Goal of the exercise: Faithfully return all lines, omitting every embedded picture.

— BEGIN Material provided —

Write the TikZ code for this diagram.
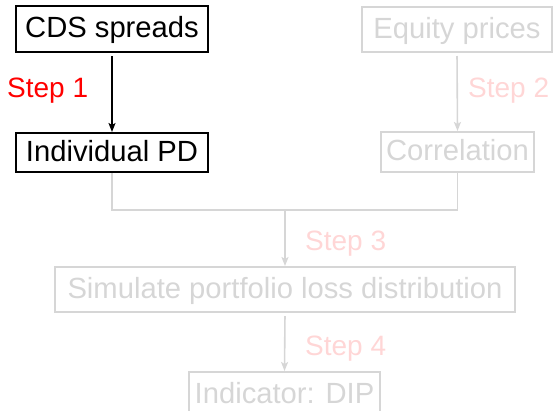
\documentclass[tikz,border=0pt]{standalone}
\usepackage{fontspec}
\setmainfont{Liberation Sans}
\usetikzlibrary{arrows.meta}
\definecolor{fadegray}{RGB}{214,214,214}
\definecolor{fadered}{RGB}{255,214,214}
\tikzset{
  x=1pt, y=-1pt,
  every node/.style={font=\fontsize{29.2}{33}\selectfont, inner sep=0pt},
  stagebox/.style={draw, line width=2pt, text height=21pt, text depth=4pt, anchor=center},
  activebox/.style={stagebox, draw=black, text=black},
  fadedbox/.style={stagebox, draw=fadegray, text=fadegray},
  steplabel/.style={anchor=base west, font=\fontsize{28}{32}\selectfont},
  flow/.style={line width=1.6pt, -{Stealth[length=9pt,width=7pt,inset=2pt]}},
  activeflow/.style={flow, draw=black},
  fadedflow/.style={flow, draw=fadegray},
  fadedline/.style={line width=1.6pt, draw=fadegray},
}
\begin{document}
\begin{tikzpicture}
  \useasboundingbox (0,0) rectangle (553,410);

  % input boxes
  \node[activebox, minimum width=192pt, minimum height=46pt] (cds) at (112,29) {CDS spreads};
  \node[activebox, minimum width=192pt, minimum height=39pt] (pd) at (112,152.5) {Individual PD};
  \node[fadedbox, minimum width=190pt, minimum height=45pt] (eq) at (457,29.5) {Equity prices};
  \node[fadedbox, minimum width=153pt, minimum height=40pt] (corr) at (457.5,152) {Correlation};

  % simulation and indicator
  \node[fadedbox, minimum width=460pt, minimum height=45pt] (sim) at (285,289.5) {Simulate portfolio loss distribution};
  \node[fadedbox, minimum width=191pt, minimum height=45pt] (dip) at (284.5,394.5) {Indicator: DIP};

  % step labels
  \node[steplabel, text=red] (s1) at (7,97) {Step 1};
  \node[steplabel, text=fadered] (s2) at (468,97) {Step 2};
  \node[steplabel, text=fadered] (s3) at (305,250) {Step 3};
  \node[steplabel, text=fadered] (s4) at (305,355) {Step 4};

  % connectors
  \coordinate (join) at (285,210);
  \draw[activeflow, shorten <=3pt] (cds.south) -- (pd.north);
  \draw[fadedflow, shorten <=3pt] (eq.south) -- (corr.north);
  \draw[fadedline] (pd.south) |- (join) -| (corr.south);
  \draw[fadedflow] (join) -- (sim.north);
  \draw[fadedflow, shorten <=3pt] (sim.south) -- (dip.north);
\end{tikzpicture}
\end{document}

— END Material provided —

Result of the task:
Write the TikZ code for this diagram.
\documentclass[tikz,border=0pt]{standalone}
\usepackage{fontspec}
\setmainfont{Liberation Sans}
\usetikzlibrary{arrows.meta}
\definecolor{fadegray}{RGB}{214,214,214}
\definecolor{fadered}{RGB}{255,214,214}
\tikzset{
  x=1pt, y=-1pt,
  every node/.style={font=\fontsize{29.2}{33}\selectfont, inner sep=0pt},
  stagebox/.style={draw, line width=2pt, text height=21pt, text depth=4pt, anchor=center},
  activebox/.style={stagebox, draw=black, text=black},
  fadedbox/.style={stagebox, draw=fadegray, text=fadegray},
  steplabel/.style={anchor=base west, font=\fontsize{28}{32}\selectfont},
  flow/.style={line width=1.6pt, -{Stealth[length=9pt,width=7pt,inset=2pt]}},
  activeflow/.style={flow, draw=black},
  fadedflow/.style={flow, draw=fadegray},
  fadedline/.style={line width=1.6pt, draw=fadegray},
}
\begin{document}
\begin{tikzpicture}
  \useasboundingbox (0,0) rectangle (553,410);

  % input boxes
  \node[activebox, minimum width=192pt, minimum height=46pt] (cds) at (112,29) {CDS spreads};
  \node[activebox, minimum width=192pt, minimum height=39pt] (pd) at (112,152.5) {Individual PD};
  \node[fadedbox, minimum width=190pt, minimum height=45pt] (eq) at (457,29.5) {Equity prices};
  \node[fadedbox, minimum width=153pt, minimum height=40pt] (corr) at (457.5,152) {Correlation};

  % simulation and indicator
  \node[fadedbox, minimum width=460pt, minimum height=45pt] (sim) at (285,289.5) {Simulate portfolio loss distribution};
  \node[fadedbox, minimum width=191pt, minimum height=45pt] (dip) at (284.5,394.5) {Indicator: DIP};

  % step labels
  \node[steplabel, text=red] (s1) at (7,97) {Step 1};
  \node[steplabel, text=fadered] (s2) at (468,97) {Step 2};
  \node[steplabel, text=fadered] (s3) at (305,250) {Step 3};
  \node[steplabel, text=fadered] (s4) at (305,355) {Step 4};

  % connectors
  \coordinate (join) at (285,210);
  \draw[activeflow, shorten <=3pt] (cds.south) -- (pd.north);
  \draw[fadedflow, shorten <=3pt] (eq.south) -- (corr.north);
  \draw[fadedline] (pd.south) |- (join) -| (corr.south);
  \draw[fadedflow] (join) -- (sim.north);
  \draw[fadedflow, shorten <=3pt] (sim.south) -- (dip.north);
\end{tikzpicture}
\end{document}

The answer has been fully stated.